ORIGINAL FRENCH ARTICLE: Petite histoire de la libéralisation
by Clotilde Mathieu
Translated Friday 19 July 2013, by
Since the first EU directive in 1991, the rail sector has been constantly suffering from under-investment and job cuts.
Reduce costs, push up fares, freeze investments and build prestigious high-speed lines to gloss over the facts : that’s the short history of the twenty years of the rail network’s liberalization. In 1997, in compliance with the 1991 EU directive, France split the management of the rail infrastructure from the running of train services, and set up Réseaux Ferrés de France (RFF: the French Rail Network). This first stage paved the way for a new economic model for French Rail. Along two lines: decrease in investment according to short term profitability prospects, and preparation for the arrival of rival companies to the SNCF, which almost exclusively entailed job cuts in order to lower the costs.
In January 2007 rail freight services were opened up to competition, then three years later came the turn of international passenger services. As a result, road transport exploded and 10,000 jobs were lost in the freight services, according to CGT figures. “We have not succeeded in making it possible to develop freight services by rail,” SNCF president Guillaume Pepy conceded. But he did not heed the lesson. The opening of the French passenger rail services to competition, “the fourth rail pack”, is to be implemented next, probably in 2019. And the SNCF boss has a plan for reducing costs by approximately 150 million euros in 2013 and by 700 million by 2015 on four expense items: real estate, information systems, purchases, overhead expenses.

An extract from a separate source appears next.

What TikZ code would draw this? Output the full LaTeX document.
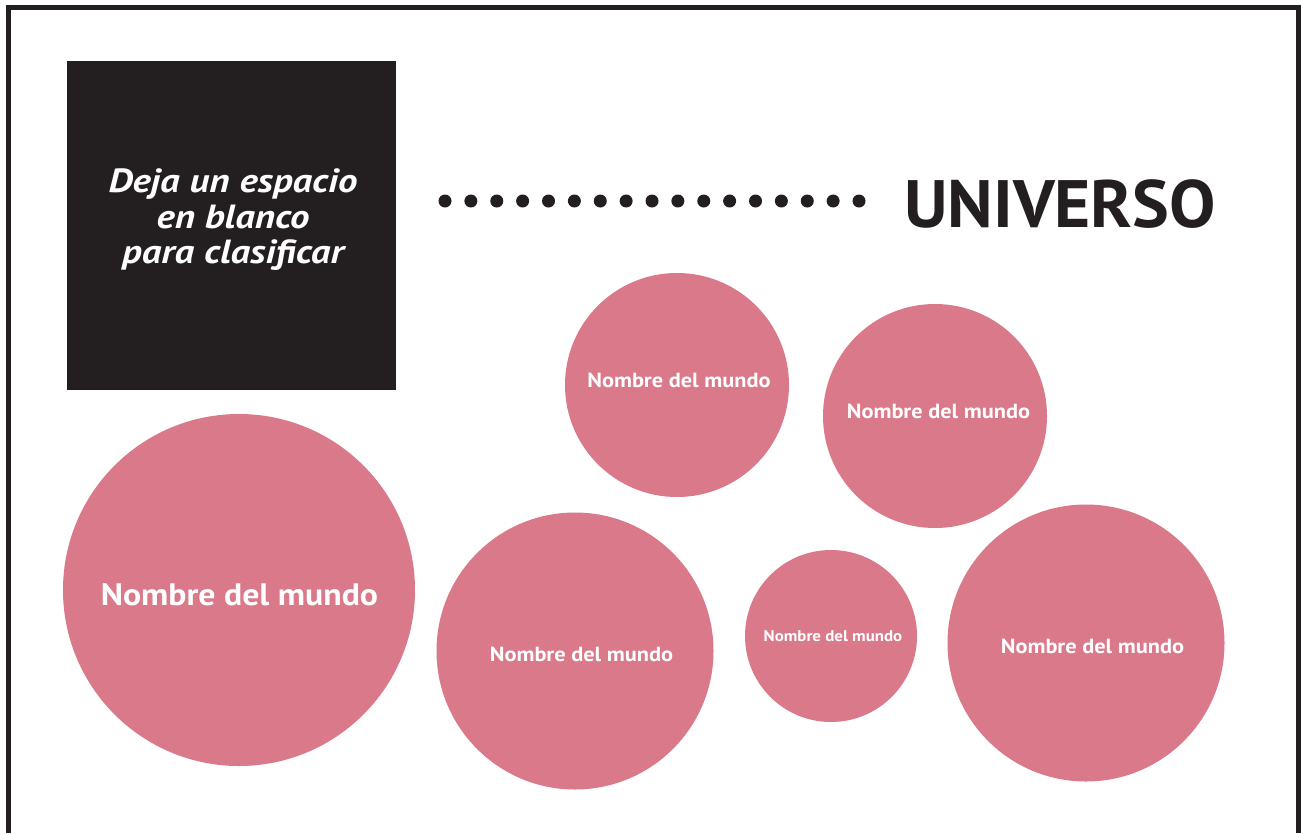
\documentclass[tikz,border=0pt]{standalone}
\usepackage{fontspec}
\setmainfont{PT Sans}
\newfontfamily\widefont[FakeStretch=1.09]{PT Sans}
\newfontfamily\boxfont[FakeStretch=1.16]{PT Sans}
\newfontfamily\titlefont[FakeStretch=1.035]{PT Sans}
\definecolor{ink}{RGB}{35,31,32}
\definecolor{rosa}{RGB}{218,121,137}
\begin{document}
\begin{tikzpicture}[x=1pt,y=-1pt,
  mundo/.style={circle,fill=rosa,draw=none,inner sep=0pt},
  nombre/.style={text=white,inner sep=0pt},
  punto/.style={circle,fill=ink,inner sep=0pt,minimum size=13pt}]
\useasboundingbox (0,0) rectangle (1301,833);
\fill[white] (0,0) rectangle (1301,833);
% frame
\draw[ink,line width=5pt] (8.5,833) -- (8.5,7.5) -- (1298.5,7.5) -- (1298.5,833);
% black box
\node[fill=ink,minimum width=329pt,minimum height=329pt,inner sep=0pt,anchor=north west] (box) at (67,61) {};
\node[text=white,align=center,font=\boxfont\fontsize{33.5}{35.5}\selectfont\bfseries\itshape] (boxtext) at (233,220) {Deja un espacio\\en blanco\\para clasificar};
% dots
\foreach \i in {0,...,16} {
  \node[punto] (d\i) at ({445+\i*25.875},201) {};
}
\node[anchor=west,text=ink,font=\titlefont\fontsize{67}{70}\selectfont\bfseries,inner sep=0pt] (univ) at (904,204) {UNIVERSO};
% circles
\node[mundo,minimum size=352pt] (c1) at (239,590) {};
\node[mundo,minimum size=224pt] (c2) at (677,385) {};
\node[mundo,minimum size=224pt] (c3) at (935,416) {};
\node[mundo,minimum size=277pt] (c4) at (575,651) {};
\node[mundo,minimum size=172pt] (c5) at (831,636) {};
\node[mundo,minimum size=277pt] (c6) at (1086,643) {};
% names
\node[nombre,font=\widefont\fontsize{31}{34}\selectfont\bfseries] (t1) at (239.5,595) {Nombre del mundo};
\node[nombre,font=\widefont\fontsize{20.5}{24}\selectfont\bfseries] (t2) at (679,380) {Nombre del mundo};
\node[nombre,font=\widefont\fontsize{20.5}{24}\selectfont\bfseries] (t3) at (938.5,411) {Nombre del mundo};
\node[nombre,font=\widefont\fontsize{20.5}{24}\selectfont\bfseries] (t4) at (581.5,654) {Nombre del mundo};
\node[nombre,font=\widefont\fontsize{15.5}{18}\selectfont\bfseries] (t5) at (833,636) {Nombre del mundo};
\node[nombre,font=\widefont\fontsize{20.5}{24}\selectfont\bfseries] (t6) at (1092.5,646) {Nombre del mundo};
\end{tikzpicture}
\end{document}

To which must be added a 32 billion euro debt for RFF, inflated by the decrease in State subsidies, with financial costs that diminish - by 1.2 billion euro each year - the resources earmarked for the maintenance and adequate development of the network.
One after another, reports end with the same conclusions: outdated rail tracks, trains forced to “go-slow” along 3,000km (nearly 1,900 miles) against 1.000 ten years ago. The network is breathing its last.
Whether the whistle for a reversal of the rail policy will be blown, the rail reform planned for the Autumn will show.